Thanks for looking at this for me...
>Some of the crushed bulbs
>at the front of the house
>still flashed a little at the filament.
Is this possible? I like the image, but it may teeter into the speculative a bit too heavily.
Yeah, I know what you mean. For me, it basically just sets the atmosphere for the poem. The subject is supposed to be mentally ill, so could this image not be evidence of their mental state, i.e. a delusion, hallucination?
>The tapwater ran outside
>into grass, hair and lice molasses
'Molasses' is supposed to describe the garden as crawling with insects almost, because molasses is word describing something as being thick and syrup like, isn't it? It's also, again, to give a description of the subject's illness, imagining these images....do they work in that respect? Plus, I like the sound of 'hair and lice molasses', which was really my main reason for writing it.
>underneath the spare bricks.
>I was sat outside the entrance
Watch the grammar of this line. Also, "to be" and "sat" are weak words, imagewise. What else can you do outside the entrance? "crouch" "perch" "curl" etc.
Yeah, I'll look for another word which will hopefully suggest the subject's illness and state of mind even more.
>with my head held in my knees,
>waiting for the nurse
>to move in my things.
>There's space still available here.
I want this line to have the word "vacancie" in it. Something like a rental advertisement, or something.

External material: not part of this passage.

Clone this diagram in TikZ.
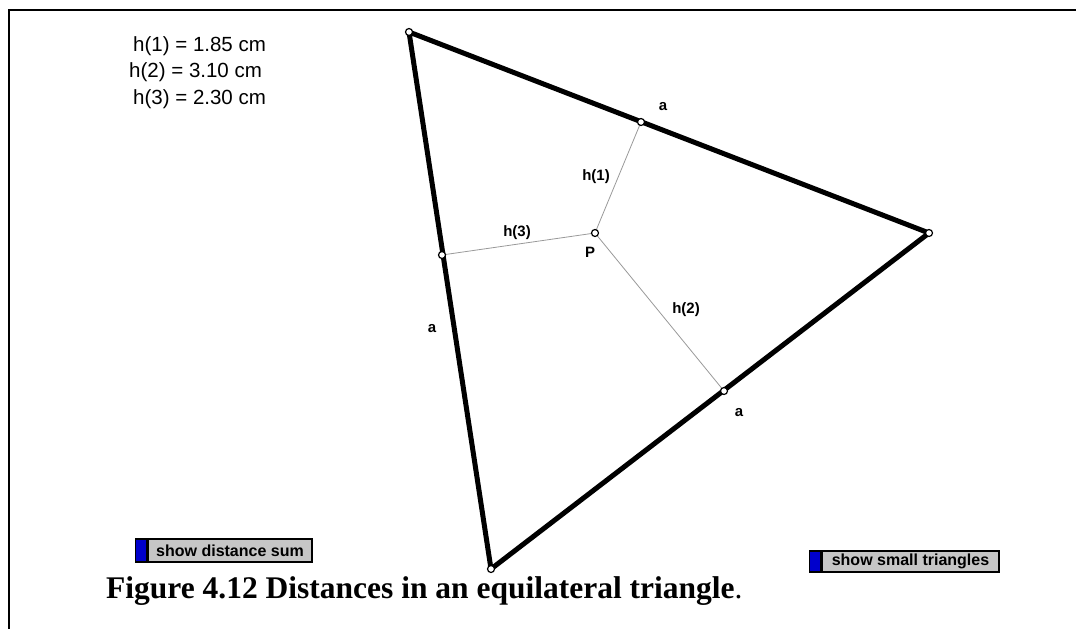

Well, it came from a previous revision, where I had this stanza that employed the language of a mental hospital's brochure. That was the tone I was going for, detached, emotionless, but it didn't suit the rest of the poem so I instead kept this line and chopped the rest.
I don't know whether I could include the word 'vancancie' in this particular line, because I want the title to retain its double meaning. The double meaning, for me, is that line specifically, and then the subject's eventual (well, as I've intended it to be intepreted as) mental collapse.

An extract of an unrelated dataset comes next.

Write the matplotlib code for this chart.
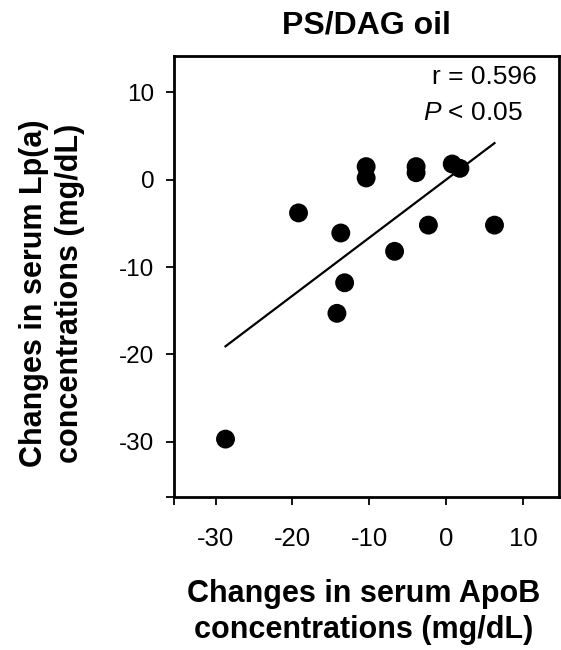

>As I followed him inside, I swore
>I could smell my mother;
What's the smell, exactly. Good line, just go deeper, into our senses.

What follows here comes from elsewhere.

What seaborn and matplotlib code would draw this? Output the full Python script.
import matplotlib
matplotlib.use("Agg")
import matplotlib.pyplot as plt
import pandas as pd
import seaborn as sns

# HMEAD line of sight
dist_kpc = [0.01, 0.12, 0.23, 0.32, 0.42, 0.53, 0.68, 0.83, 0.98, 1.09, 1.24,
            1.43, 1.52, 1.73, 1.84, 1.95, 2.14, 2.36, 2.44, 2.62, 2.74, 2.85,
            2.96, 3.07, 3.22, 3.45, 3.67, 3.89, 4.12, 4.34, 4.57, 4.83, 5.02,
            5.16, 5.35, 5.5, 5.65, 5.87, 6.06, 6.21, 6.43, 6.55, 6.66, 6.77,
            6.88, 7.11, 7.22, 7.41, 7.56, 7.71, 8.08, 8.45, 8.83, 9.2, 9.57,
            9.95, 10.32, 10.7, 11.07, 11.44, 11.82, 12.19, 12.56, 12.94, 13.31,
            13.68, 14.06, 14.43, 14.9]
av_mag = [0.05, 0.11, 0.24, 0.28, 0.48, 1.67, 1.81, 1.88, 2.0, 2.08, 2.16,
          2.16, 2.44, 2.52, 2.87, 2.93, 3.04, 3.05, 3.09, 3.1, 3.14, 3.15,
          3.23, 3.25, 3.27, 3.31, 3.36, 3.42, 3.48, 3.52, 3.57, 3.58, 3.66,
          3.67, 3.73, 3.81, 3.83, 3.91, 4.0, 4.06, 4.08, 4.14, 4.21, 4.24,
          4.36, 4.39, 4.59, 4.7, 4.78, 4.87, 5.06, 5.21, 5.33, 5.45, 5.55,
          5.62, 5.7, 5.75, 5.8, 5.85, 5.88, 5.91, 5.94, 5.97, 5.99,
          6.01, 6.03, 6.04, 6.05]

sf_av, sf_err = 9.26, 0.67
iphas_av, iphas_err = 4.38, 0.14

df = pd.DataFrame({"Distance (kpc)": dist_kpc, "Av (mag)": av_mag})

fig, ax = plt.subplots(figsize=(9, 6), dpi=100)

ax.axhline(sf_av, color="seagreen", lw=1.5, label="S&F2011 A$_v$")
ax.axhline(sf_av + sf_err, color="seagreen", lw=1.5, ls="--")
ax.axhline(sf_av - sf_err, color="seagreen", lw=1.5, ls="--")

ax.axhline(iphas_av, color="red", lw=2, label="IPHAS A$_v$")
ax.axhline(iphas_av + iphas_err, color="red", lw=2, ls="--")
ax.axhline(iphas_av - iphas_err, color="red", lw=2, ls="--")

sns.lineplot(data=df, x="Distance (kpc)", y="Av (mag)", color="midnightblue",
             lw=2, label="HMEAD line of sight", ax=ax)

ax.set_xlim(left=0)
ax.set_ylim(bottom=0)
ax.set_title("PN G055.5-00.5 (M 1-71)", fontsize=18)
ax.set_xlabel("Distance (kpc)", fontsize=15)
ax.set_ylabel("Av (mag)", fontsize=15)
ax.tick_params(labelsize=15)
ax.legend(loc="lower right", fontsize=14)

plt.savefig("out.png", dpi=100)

Well, by the semi-colon, I intended it to be read as their mother having a similar smell to that of paint, his mother having some kind of poisonous effect on him, maybe leading to his situation. It probably doesn't come across though, and I don't think I explored that enough for other people to make the connection.
>somebody had painted all the walls
>yellow, so they would look wider.
>The carpet was free of any rogue hairs
>that might've fallen from me;
take out "from me", you cover that in the next two lines more vividly.
>they hired somebody a week before
>to shave my head and body.
>I lit up my last cigarette,
>ventured upstairs, found my dorm
>just next to the bathroom and reminded
>myself of the rules:
>NO RAZORS, NO SHOELACES.
I would repeat the "there is space available here" line, or what ever it mutates to, right after this stanza again. Make it a solid refrain.
Yeah, good idea... so do you suggest it should read slightly differently at each refrain, to vary the meaning after each stanza?
>I heard the pipes click
>and turn over water,
>the constant rhythms of bones
rhythm takes out the double plural, and doesn't hurt the poem any.
>that sit between chlorinate walls.
>And I watched the nurse
>as he prepared our supper;
>he came into my room every day
>with the food, pulling the trolley behind him.
>While swallowing yellow root
>and spiderflower, being fed by hand,
>I noticed that his fingers had a strangeness,
>a fluid and regular movement.
Tighten this image up. This is the last thing the reader will remember, so really nail us with these lines.
Is the last line, the description of the nurse's fingers, a little too vague to have any impact? I did have a different version; "a fluid yet affected movement", would that communicate more to the reader?
Again pottygok, thanks for looking at this, your comments are really appreciated.